Peck’s choreography reached its zenith in the dancing of Tiler Peck (no relation), whose solos were the high point of the nearly thirty-minute work. She was sprightly and agitated in turn, performing quick jumps and little staccato footsteps between glossy spins. The way she changed speed and direction sometimes looked physics-defying: she has a remarkable ability to fall into and emerge from an intricate sequence slowly and casually, like someone turning a dial up and down.

Sebastian Villarini-Velez with Meaghan Dutton-O’Hara and Adrian Danchig-Waring in Merce Cunningham’s Summerspace.

While in Partita the music is indivisible from the steps, in Merce Cunningham’s Summerspace (1958), also on the “New Combinations” program, it is merely incidental. For Summerspace, the American avant-garde choreographer instructed the composer (Morton Feldman) and designer (Robert Rauschenberg) to work independently from each other, and from him. Because of Cunningham’s unusual working method, the dancers did not know what they would be wearing, or what music they would be dancing to, until the dress rehearsal. 

First danced by the Merce Cunningham Dance Company, Summerspace premiered at NYCB in 1966 and was revived for the choreographer’s centennial in 2019. The twenty-minute work features six dancers—four women and two men—dressed identically in soft shoes and chameleon-like bodysuits that blend in with the backdrop. Both the set and costumes are covered in bright painted spots forming cheerful clusters of yellow, red, green, and blue.

Just as viewers of Abstract Expressionist paintings can fall into a zen-like trance, puzzling over a streak of blue here, a smudge of yellow there, so can viewers of Cunningham’s choreography. The seemingly arbitrary sequences of movements—whether childlike skips, lunge poses, or swift chené turns—are oddly transfixing. (If the steps appear random, it’s probably because they often were: Cunningham was known to flip a coin to make decisions about certain steps and even casting.) Feldman’s music is equally unpredictable, consisting of birdlike flutters on the highest registers of the flute and piano, with occasional rumblings on the drum.

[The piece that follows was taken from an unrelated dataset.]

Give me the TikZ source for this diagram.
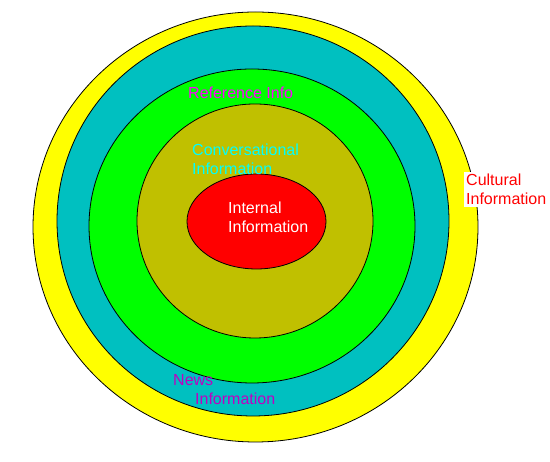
\documentclass[tikz,border=0pt]{standalone}
\usepackage{fontspec}
\setmainfont{Liberation Sans}
\definecolor{ringyellow}{RGB}{255,255,0}
\definecolor{ringcyan}{RGB}{0,192,192}
\definecolor{ringgreen}{RGB}{0,255,0}
\definecolor{ringolive}{RGB}{192,192,0}
\definecolor{ringred}{RGB}{255,0,0}
\definecolor{txtmagenta}{RGB}{255,0,255}
\definecolor{txtpurple}{RGB}{192,0,192}
\definecolor{txtcyan}{RGB}{0,255,255}
\begin{document}
\begin{tikzpicture}[x = 1pt, y = 1pt,
        ring/.style = {draw = black, line width = 0.8pt},
        lbl/.style = {anchor = base west, inner sep = 0pt, align = left,
            font = \fontsize{16}{19.5}\selectfont}]
            \useasboundingbox (0,0) rectangle (550,462);
            \draw[ring, fill = ringyellow] (255.5,235) ellipse (222.5 and 215);
            \draw[ring, fill = ringcyan] (253,241) ellipse (196 and 195);
            \draw[ring, fill = ringgreen] (252,236) ellipse (163 and 157);
            \draw[ring, fill = ringolive] (255,241) ellipse (118 and 117);
            \draw[ring, fill = ringred] (256.5,240.5) ellipse (69.5 and 47.5);
            \node[lbl, txtmagenta] (ref) at (188,363) {Reference Info};
            \node[lbl, txtcyan] (conv) at (192,287) {Conversational\\Information};
            \node[lbl, white] (int) at (228,229) {Internal\\Information};
            \node[lbl, txtpurple] (news) at (173,57) {News\\\hspace*{22pt}Information};
            \node[lbl, ringred, fill = white, inner sep = 2pt] (cult) at (464,257) {Cultural\\Information};
        \end{tikzpicture}
\end{document}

Cunningham, who often sketched en plein air and created several dances called “nature studies,” was obsessed with the idea that nature is cyclical rather than linear, an idea apparent in Summerspace, which does not have a discernible beginning, middle, or end. The timing is loose—if the music ends before the dancers are finished, the orchestra simply flips the page and starts over. Like Partita, it seems to come to a close several times, and then doesn’t. The experience is rather like sitting in a field of wildflowers and watching small animals prance, skitter, and leap. But despite the fresh and airy quality of the work, the disconnection among the dancers and the lack of direction overall remains unsettling even seven decades after its premiere.

Chun Wai Chan and Mira Nadon in Christopher Wheeldon’s DGV: Danse à Grande Vitesse.

The final work was a paean to heavy machinery. dgV: Danse à Grande Vitesse was made in 2004 for the Royal Ballet by Christopher Wheeldon, the creator of the full-length story ballets Alice’s Adventures in Wonderland and The Winter’s Tale (plus the director and choreographer of MJ: The Musical, the new Michael Jackson extravaganza on Broadway). MGV (Musique à Grand Vitesse), a thirty-minute musical composition by Michael Nyman, was the inspiration. The piece opens with a loud pulsing beat—an obvious reference to a chugging locomotive—and grows into something grand and cinematic. Nyman composed it in 1993 to mark the opening of the northern line of France’s high-speed rail service, the “Train à grande vitesse,” or TGV, that zips between Paris and Lille near Belgium.

Wheeldon’s work surges with drama even when it is plotless. The twenty-six dancers in dgV convey a vague sense of excitement and anticipation, the four lead pairs in metallic-looking costumes performing daring, sculptural lifts, while the female dancers form geometric shapes with their arms and legs. In the most beautiful section, the entire cast stood in a vertical line and performed wave-like movements that eventually shifted the line to the right. Just before the curtain closed, the female leads were lifted and turned in the air slowly, like wheels coming to a halt.